Data Drift: Data drift occurs when the distribution of input data used for predictions changes over time. This can lead to a decrease in model performance as the model is trained on historical data but used to make predictions on new data. Azure Machine Learning's data drift detection feature allows you to monitor the input data for changes in distribution. This helps you identify when to update your model and ensure that it remains accurate as the data landscape changes.
Figure: A sample Data Drift from Azure ML
More detailed step by step instructions can be found here on monitoring Datastores for data drift: Detect data drift on datasets (preview) - Azure Machine Learning
Model Metrics: Model monitoring is a comprehensive feature that enables you to track the performance of your deployed models, including accuracy, latency, and other metrics. With Azure Machine Learning, you can set up alerts and notifications to inform you when there are changes in your model's performance or when certain thresholds are crossed. This helps you to maintain high-quality models and proactively address any issues that may arise.

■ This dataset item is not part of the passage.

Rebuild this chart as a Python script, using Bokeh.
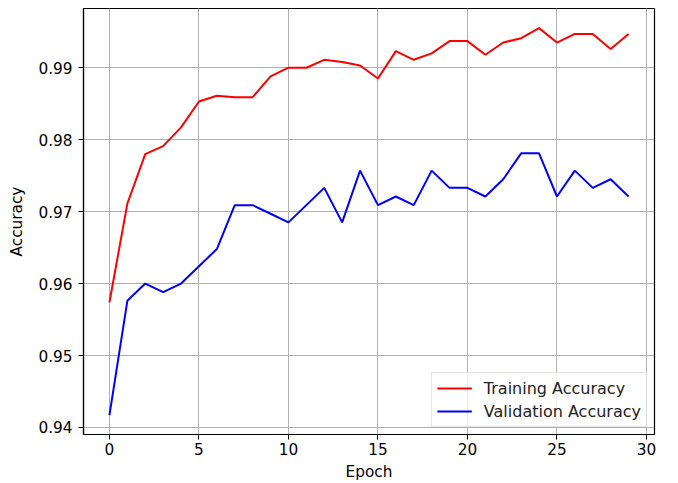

Figure: Setting up Model monitoring signals in Azure ML
For more detailed documentation on how to collect the data with Model Monitoring, please refer to this link: Collect production data from models deployed for real-time inferencing (preview)

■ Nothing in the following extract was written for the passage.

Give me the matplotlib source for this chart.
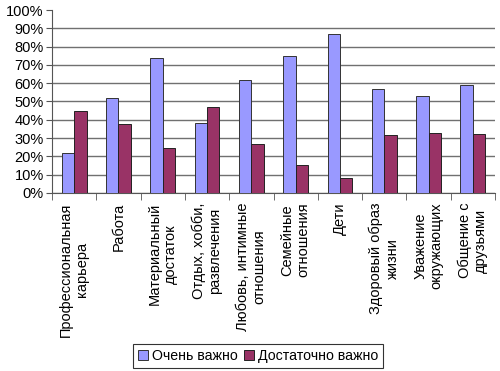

Model and Instructure Monitoring: With the monitoring of model and infrastructure, we track model performance in production to understand from both model and operational perspectives. Azure Machine Learning supports logging and tracking experiments using MLflow Tracking. We can log the models, metrics, parameters, and other artifacts with MLflow. This log information is captured inside Azure App Insights which can then be accessed using Log Analytics inside Azure Monitor. Since the LLMs come as pre-trained we may not get deep into the model inferencing logs, but we can effectively track LLM hyperparameters, execution times, prompts and responses.
Figure: Monitoring endpoint for traffic inside Azure ML Studio
Figure: Monitoring endpoint for traffic and metrics inside Azure Portal.
For more detailed information on logging metrics and monitoring the endpoints in Azure ML, please refer to the documentation below:
In conclusion, LLMOps plays a crucial role in streamlining the deployment and management of large language models for real-world applications. Azure Machine Learning offers a comprehensive platform for implementing LLMOps, addressing the risks and challenges associated with LLMs.
Generative AI is a rapidly growing domain and there are new capabilities being added to Azure on regular basis. Consequently, it is vital to stay informed about the latest updates in Azure Machine Learning and LLMOps by monitoring Microsoft's current documentation, tutorials, and examples. This ensures that you utilize the most cutting-edge tools and strategies for effectively deploying, managing, and monitoring your large language models.